Cancer and Autophagic Cell Death

It has been suggested that autophagic cell death may participate in physiological and pathological events. A large body of evidence indicates that inhibition of apoptosis is critical for tumorigenesis, but the elimination of cancer cells may also be mediated by autophagic cell death, and there is evidence that decreased autophagic activity is related to tumorigenesis. For example, the levels of Beclin-1 (Atg6) are lower in some types of cancers of the ovary, breast, and prostate because of monoallelic mutations [15]. Furthermore, mice that are heterozygous for the beclin-1 gene are cancer prone [15, 16], which strongly suggests that inhibition of Beclin-1 expression contributes to the pathogenesis of cancer. Moreover, Atg5, LC3, and Fip200 are associated with myeloma, glioblastoma, and breast cancer, respectively [17, 18], thereby suggesting that the failure of cells to undergo autophagy leads to tumor progression.

Several mechanisms may explain how tumorigenesis is mediated by the failure of cells to undergo autophagy: (1) accumulation of p62, a substrate of autophagy, leads to NF-κB activation [19]; (2) accumulation of p62 stabilizes Nrf2, which makes tumor cells resistant to hypoxic stress [20]; (3) retention of damaged organelles, including mitochondria, increases the level of active oxygen species and increases the mutation rate; and (4) defective elimination of cancer cells due to the loss of autophagic cell death [21]. These mechanisms may be cell- and stimulus-type specific; however, we believe that it is reasonable to conclude that the failure of autophagic cell death is one of the most crucial mechanisms involved in tumorigenesis because autophagic cell death occurs in normal cells (e.g., fibroblasts or thymocytes) but not in most cancer cells. Furthermore, in some cancer cells, the magnitude of JNK activation, which is a crucial factor for autophagic cell death, is significantly lower compared with that in normal cells after exposure to apoptotic stimuli [21]. In these cancer cells, the JNK activity level may not reach the threshold level required to induce autophagic cell death. This conclusion is supported by evidence that the enforced expression of activated JNK in cancer cells induces autophagic cell death. Taken together, it is likely that insufficient activation of JNK followed by the failure of autophagic cell death may induce uncontrolled growth of cells, which ultimately acquire the malignant phenotype.

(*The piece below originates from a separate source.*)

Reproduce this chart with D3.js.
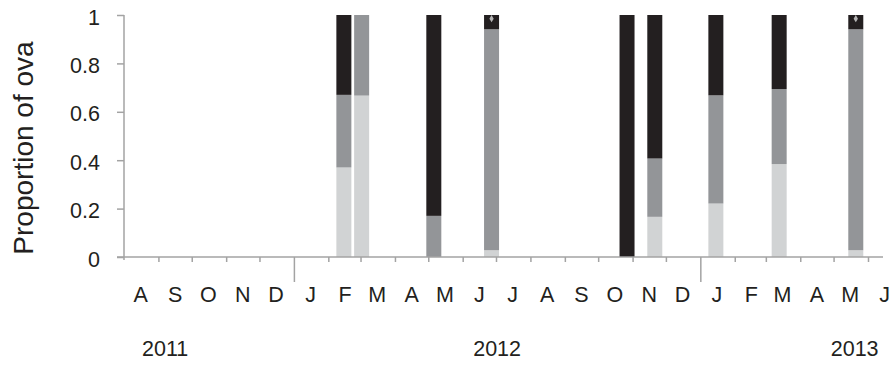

Autophagic Cell Death and Cancer Chemotherapeutics

Many molecularly targeted anticancer agents have been developed on the basis of apoptosis. However, autophagic cell death is also involved in the mechanisms of carcinogenesis. Therefore, we speculate that cancer may be cured by inducing autophagic death in cancer cells. This type of treatment would be effective for cancers that do not respond to existing anticancer agents (i.e., agents with apoptosis-based mechanisms of action). In addition, synergistic effects with existing anticancer agents are expected. Thus, we are now trying to develop molecularly targeted anticancer agents based on the induction of autophagic cell death. To meet this objective, we have established a high-throughput assay system that can monitor excessive autophagy and cell death–inducing activity. Using this assay, we screened a low molecular weight compound library to identify chemicals with autophagic cell death–inducing activities and successfully identified 24 candidate compounds. In particular, four of these compounds exhibited strong anticancer activities. At present, we are optimizing these compounds for development as drugs based on pharmacokinetic investigations and structure–activity relationships. In the near future, we aim to develop anticancer agents that will be effective against cancers that are resistant to the anticancer agents used in current clinical practice.